**Exercise description**
Omit all pictures and transcribe only the lines in the entries below that run from the line with "Output the component" through the line with "import * as".

— begin —

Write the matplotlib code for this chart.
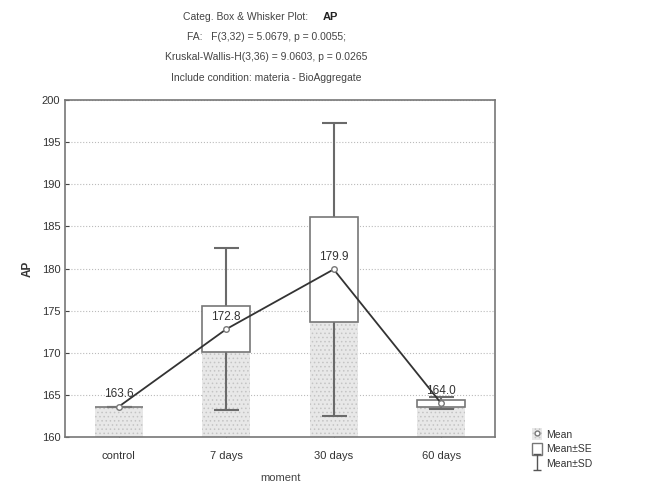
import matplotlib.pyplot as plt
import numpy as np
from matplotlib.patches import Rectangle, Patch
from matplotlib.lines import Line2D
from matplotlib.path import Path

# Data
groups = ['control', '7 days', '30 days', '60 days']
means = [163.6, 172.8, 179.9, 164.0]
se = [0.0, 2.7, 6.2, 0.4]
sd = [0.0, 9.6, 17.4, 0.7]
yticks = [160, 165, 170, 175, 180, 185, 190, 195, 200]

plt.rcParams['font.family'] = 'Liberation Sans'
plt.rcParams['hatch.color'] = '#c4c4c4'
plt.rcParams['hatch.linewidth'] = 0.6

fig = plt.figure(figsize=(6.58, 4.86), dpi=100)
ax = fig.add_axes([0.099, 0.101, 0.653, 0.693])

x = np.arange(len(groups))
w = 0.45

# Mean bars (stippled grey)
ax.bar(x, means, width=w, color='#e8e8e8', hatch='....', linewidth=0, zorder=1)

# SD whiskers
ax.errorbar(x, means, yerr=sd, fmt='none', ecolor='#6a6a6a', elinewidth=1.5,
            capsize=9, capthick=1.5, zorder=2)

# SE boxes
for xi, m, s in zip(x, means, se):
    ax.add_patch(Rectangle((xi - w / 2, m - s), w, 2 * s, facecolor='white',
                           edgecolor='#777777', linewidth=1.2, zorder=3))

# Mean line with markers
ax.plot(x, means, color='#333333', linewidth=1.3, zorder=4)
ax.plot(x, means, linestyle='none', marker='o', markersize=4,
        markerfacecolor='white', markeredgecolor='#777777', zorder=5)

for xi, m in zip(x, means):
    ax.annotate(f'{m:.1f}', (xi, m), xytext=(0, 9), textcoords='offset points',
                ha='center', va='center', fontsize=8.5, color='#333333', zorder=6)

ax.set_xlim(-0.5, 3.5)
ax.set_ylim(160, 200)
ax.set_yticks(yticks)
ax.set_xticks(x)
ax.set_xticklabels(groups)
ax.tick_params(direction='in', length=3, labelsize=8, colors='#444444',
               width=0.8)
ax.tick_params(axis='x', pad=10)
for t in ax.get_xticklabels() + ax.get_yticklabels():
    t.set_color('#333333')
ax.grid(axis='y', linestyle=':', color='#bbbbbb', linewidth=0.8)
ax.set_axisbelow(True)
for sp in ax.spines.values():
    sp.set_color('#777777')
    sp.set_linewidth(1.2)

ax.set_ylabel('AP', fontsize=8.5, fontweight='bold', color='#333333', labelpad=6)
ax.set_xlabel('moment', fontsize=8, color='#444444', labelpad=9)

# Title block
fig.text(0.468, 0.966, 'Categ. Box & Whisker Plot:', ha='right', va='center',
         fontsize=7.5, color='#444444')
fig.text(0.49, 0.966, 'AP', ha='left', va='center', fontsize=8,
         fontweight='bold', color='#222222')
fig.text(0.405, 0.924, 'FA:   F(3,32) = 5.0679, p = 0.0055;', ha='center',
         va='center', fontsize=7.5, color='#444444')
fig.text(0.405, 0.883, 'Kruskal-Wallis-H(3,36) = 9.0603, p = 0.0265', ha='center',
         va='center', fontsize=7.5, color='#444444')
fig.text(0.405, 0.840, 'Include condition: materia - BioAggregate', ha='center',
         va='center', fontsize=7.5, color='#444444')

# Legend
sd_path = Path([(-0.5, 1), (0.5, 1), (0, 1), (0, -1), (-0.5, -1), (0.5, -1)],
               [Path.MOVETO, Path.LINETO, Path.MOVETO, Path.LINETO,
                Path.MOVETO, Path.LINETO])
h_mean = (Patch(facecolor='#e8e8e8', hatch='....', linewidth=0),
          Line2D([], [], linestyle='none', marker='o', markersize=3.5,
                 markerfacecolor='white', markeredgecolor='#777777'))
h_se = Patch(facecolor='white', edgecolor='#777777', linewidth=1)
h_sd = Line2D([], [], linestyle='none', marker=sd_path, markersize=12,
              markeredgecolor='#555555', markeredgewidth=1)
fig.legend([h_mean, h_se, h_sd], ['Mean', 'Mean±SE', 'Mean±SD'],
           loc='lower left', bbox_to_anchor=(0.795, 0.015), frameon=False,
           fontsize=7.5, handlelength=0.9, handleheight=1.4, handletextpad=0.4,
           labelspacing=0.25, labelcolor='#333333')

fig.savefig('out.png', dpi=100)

— end —
— begin —

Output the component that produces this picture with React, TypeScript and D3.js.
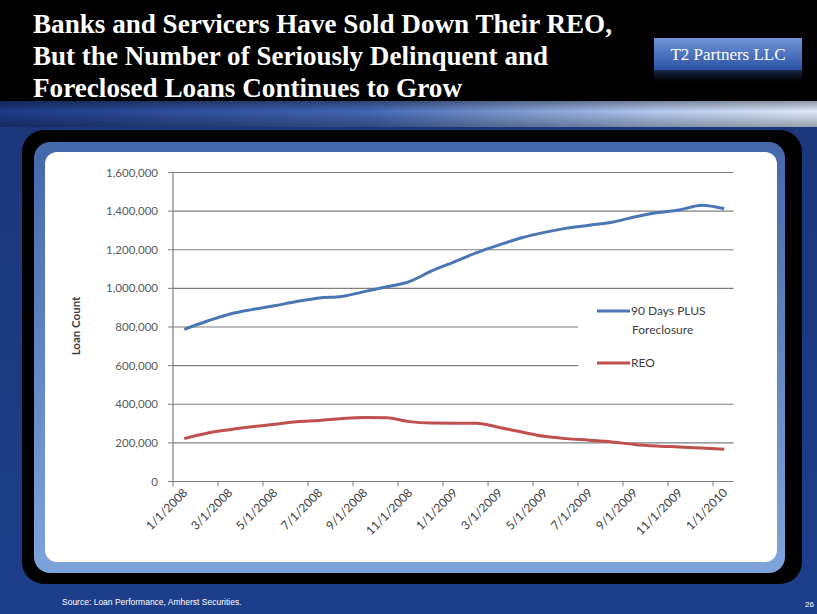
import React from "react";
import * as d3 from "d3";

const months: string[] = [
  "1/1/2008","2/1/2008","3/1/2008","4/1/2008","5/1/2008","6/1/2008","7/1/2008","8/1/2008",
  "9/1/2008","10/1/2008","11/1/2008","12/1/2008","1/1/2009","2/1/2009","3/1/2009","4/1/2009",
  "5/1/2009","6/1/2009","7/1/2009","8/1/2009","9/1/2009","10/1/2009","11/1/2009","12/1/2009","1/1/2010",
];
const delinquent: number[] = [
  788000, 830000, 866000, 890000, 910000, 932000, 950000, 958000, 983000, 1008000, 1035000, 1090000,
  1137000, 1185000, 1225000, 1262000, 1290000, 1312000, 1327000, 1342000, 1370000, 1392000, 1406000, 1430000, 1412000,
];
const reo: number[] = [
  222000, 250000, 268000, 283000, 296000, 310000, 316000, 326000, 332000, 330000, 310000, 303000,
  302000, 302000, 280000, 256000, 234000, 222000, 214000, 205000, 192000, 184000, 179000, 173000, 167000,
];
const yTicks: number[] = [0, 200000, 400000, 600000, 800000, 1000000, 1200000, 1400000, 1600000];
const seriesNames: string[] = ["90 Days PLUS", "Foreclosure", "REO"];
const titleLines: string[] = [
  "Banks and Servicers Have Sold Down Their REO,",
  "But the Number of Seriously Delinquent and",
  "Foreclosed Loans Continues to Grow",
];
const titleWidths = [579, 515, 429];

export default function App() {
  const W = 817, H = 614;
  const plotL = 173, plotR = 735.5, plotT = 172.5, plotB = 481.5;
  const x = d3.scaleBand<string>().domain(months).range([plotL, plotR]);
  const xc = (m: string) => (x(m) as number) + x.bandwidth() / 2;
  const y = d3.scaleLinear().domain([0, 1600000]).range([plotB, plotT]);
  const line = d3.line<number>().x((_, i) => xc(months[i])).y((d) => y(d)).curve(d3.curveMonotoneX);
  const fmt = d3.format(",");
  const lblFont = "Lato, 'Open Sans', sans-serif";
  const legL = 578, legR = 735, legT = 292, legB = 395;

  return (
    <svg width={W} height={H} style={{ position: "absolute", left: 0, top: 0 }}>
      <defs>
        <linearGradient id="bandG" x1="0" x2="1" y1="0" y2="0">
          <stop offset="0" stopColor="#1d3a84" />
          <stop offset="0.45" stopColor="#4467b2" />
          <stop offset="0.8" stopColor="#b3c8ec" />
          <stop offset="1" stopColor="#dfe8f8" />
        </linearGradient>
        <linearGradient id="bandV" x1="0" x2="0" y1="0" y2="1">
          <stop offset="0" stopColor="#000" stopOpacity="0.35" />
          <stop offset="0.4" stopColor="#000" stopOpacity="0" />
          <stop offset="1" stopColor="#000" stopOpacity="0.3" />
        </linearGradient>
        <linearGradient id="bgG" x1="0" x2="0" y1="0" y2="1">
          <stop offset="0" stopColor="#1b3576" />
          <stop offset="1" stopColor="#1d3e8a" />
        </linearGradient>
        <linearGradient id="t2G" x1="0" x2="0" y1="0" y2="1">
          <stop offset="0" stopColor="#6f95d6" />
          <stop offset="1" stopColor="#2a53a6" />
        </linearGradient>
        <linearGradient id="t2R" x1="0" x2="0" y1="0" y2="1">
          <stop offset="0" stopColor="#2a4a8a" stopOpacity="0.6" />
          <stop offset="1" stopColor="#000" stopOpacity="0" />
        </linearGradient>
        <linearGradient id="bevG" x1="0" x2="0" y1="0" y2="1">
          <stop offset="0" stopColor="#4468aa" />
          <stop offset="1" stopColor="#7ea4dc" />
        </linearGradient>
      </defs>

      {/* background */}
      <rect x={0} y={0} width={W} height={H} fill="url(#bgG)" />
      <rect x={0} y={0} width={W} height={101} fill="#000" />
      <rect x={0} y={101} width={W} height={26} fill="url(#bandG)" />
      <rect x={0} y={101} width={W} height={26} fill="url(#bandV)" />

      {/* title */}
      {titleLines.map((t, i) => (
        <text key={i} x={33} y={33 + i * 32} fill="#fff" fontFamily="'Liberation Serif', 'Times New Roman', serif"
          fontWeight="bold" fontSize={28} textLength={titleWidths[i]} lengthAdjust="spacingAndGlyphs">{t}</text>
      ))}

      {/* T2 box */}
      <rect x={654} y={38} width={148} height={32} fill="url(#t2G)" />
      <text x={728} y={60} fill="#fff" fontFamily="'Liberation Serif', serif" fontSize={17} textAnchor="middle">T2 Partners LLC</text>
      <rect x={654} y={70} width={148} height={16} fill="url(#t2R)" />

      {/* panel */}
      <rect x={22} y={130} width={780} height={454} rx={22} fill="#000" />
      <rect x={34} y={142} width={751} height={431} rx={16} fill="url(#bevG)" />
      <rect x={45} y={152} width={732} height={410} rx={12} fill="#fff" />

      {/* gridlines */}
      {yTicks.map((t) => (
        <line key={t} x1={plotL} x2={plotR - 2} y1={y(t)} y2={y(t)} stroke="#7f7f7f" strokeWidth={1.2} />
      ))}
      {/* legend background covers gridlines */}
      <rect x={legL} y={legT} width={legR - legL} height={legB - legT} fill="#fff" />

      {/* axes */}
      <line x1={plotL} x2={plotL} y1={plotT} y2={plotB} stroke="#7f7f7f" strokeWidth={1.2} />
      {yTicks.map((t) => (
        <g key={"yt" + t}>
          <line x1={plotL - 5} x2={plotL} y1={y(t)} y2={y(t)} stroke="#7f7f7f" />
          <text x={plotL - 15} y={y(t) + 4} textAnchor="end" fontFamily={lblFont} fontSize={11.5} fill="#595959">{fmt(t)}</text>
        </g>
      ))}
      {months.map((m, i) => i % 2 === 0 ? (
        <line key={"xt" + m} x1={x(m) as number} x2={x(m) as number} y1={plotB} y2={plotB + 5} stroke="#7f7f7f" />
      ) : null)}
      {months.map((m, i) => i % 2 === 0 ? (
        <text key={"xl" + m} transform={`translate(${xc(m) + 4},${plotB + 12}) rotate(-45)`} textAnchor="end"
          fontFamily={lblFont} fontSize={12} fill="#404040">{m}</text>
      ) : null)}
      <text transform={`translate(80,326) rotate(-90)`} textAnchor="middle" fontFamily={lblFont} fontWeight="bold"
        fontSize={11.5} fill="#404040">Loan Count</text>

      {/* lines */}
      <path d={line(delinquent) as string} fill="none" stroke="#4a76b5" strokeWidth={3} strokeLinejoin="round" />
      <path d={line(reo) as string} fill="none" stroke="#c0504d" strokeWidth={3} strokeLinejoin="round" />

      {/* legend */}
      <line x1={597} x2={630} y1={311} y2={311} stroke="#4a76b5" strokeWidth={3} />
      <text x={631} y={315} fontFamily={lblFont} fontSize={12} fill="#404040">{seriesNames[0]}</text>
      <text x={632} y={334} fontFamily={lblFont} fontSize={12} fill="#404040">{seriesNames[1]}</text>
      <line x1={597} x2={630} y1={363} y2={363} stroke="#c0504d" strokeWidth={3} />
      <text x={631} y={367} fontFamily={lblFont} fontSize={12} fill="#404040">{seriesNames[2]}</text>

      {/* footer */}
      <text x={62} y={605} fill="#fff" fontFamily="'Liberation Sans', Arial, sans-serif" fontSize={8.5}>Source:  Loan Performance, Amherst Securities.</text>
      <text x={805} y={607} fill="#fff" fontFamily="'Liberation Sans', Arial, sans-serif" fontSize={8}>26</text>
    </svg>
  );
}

— end —

**Response to this task**
Output the component that produces this picture with React, TypeScript and D3.js.
import React from "react";
import * as d3 from "d3";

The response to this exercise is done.